Will the “tap out” rate be lower than it was in years past? I’m not referring to MMA here. Instead, I’m talking about how players signal that they need to come off the field by tapping their helmet. In the past few years, there were several players a game who would tap out. Some were injured, and some just needed a breather on the sideline before coming back in.
I respect players for knowing when they are not able to give 100% – I’d rather have a back up get beat for a touchdown than a starter who is gassed. But in a perfect world, the player would be in good enough shape to not need a blow during an eight-play drive. I never bought into blaming former Strength & Conditioning coach James Dobson for knee injuries, but players tapping out because they’re tired definitely goes on his tab. The reviews on new S&C coach Mark Philipp have been very positive. I’m hopeful that translates to the field. We should find out during an unseasonably warm September Saturday afternoon.
What is the statute of limitations for comparisons between Bo Pelini and Mike Riley? You know it is going to happen. A lot. Somebody talking or writing about Nebraska will make some type of comparison between how things are under Riley and how they were under Bo. The odds are good that most will – innocently or otherwise – imply that Bo’s way was wrong.
But when should these compare and contrast sessions cease and desist? When the ball is kicked off on Saturday? At the end of the season? When conference play starts? At some point in the last nine months? Never?
We all know Riley will appear in a lot of comparisons to Pelini this year. The one word overview of each coach (fiery versus nice) makes for an easy target – especially for national media who are not around the program every day. As for the local guys and gals, I’d like to see everybody get start the season with four* Coaching Comparison cards where you can analyze how “Riley is doing X different from how Bo did it” without upsetting the masses.

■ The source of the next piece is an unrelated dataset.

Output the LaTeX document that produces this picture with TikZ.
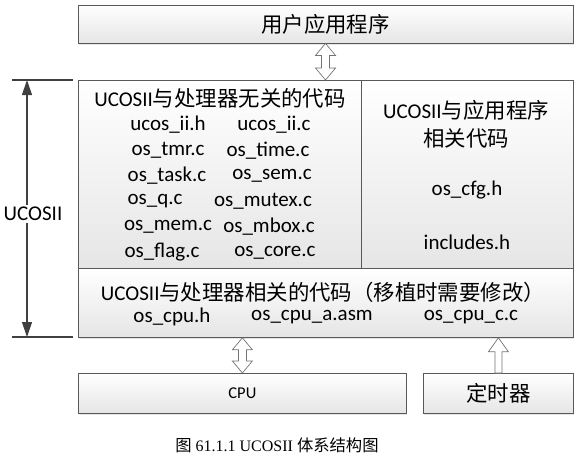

*Technically, everybody started with five Coaching Comparison cards, but everybody used one when the Blackshirts came out before a game was played.

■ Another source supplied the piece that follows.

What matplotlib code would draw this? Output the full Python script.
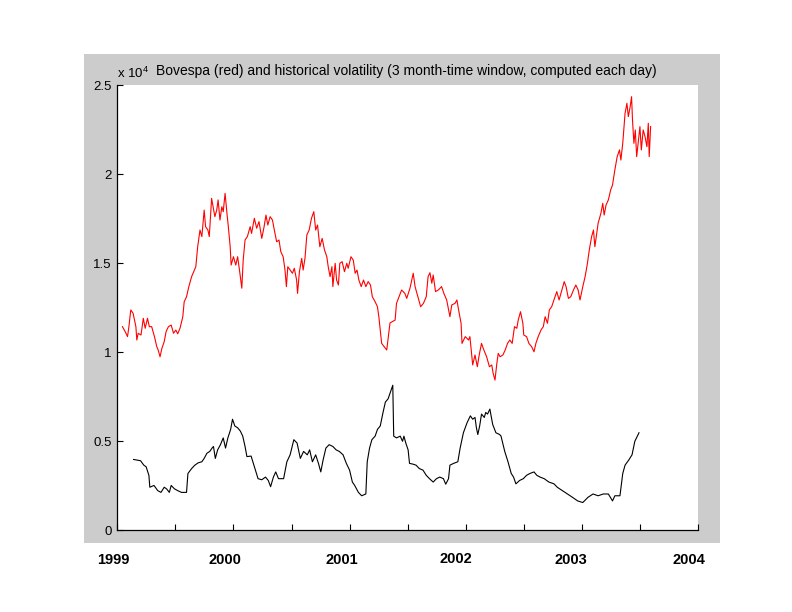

Use them all on the BYU game or horde them for the next four seasons. The choice is yours, but when they’re gone you’re done using Pelini to illustrate a point about how Riley is running his program.
I’ll try to abide by this too, so feel free to call me out when I use up my cards.
How should we gauge success / progress? This is the million dollar question for the season. The simple answers you’ll hear are “meet or exceed Bo’s 9-4 record” or “avoid blowouts”. But I’m not sure that tells the whole story.
Admittedly, this is a loaded question as “success” tends to refer to wins and losses while “progress” deals more with how the program has changed with Mike Riley at the helm. Those are not necessarily the same thing.
As far as wins and losses go, yes, I think that the season will be declared a success if the 2015 Huskers win nine (or more) games. It doesn’t matter if you consider nine wins to be the standard, a minimum expectation, or irrelevant. When a national pundit does a two sentence summary on if Nebraska is trending up or down, the number of wins will be something they look closely at. Without getting into the whole nine win debate, it will be likely be tough to make an argument that an 8-5 season under Riley was better than any of Bo’s 9-4 seasons.
As for “progress”, it is tougher to set trackable metrics around that. Is “avoiding blowouts” not losing a game by 20+ points? Is it having a higher ranked recruiting class? Moving the team GPA and arrest numbers in the appropriate directions?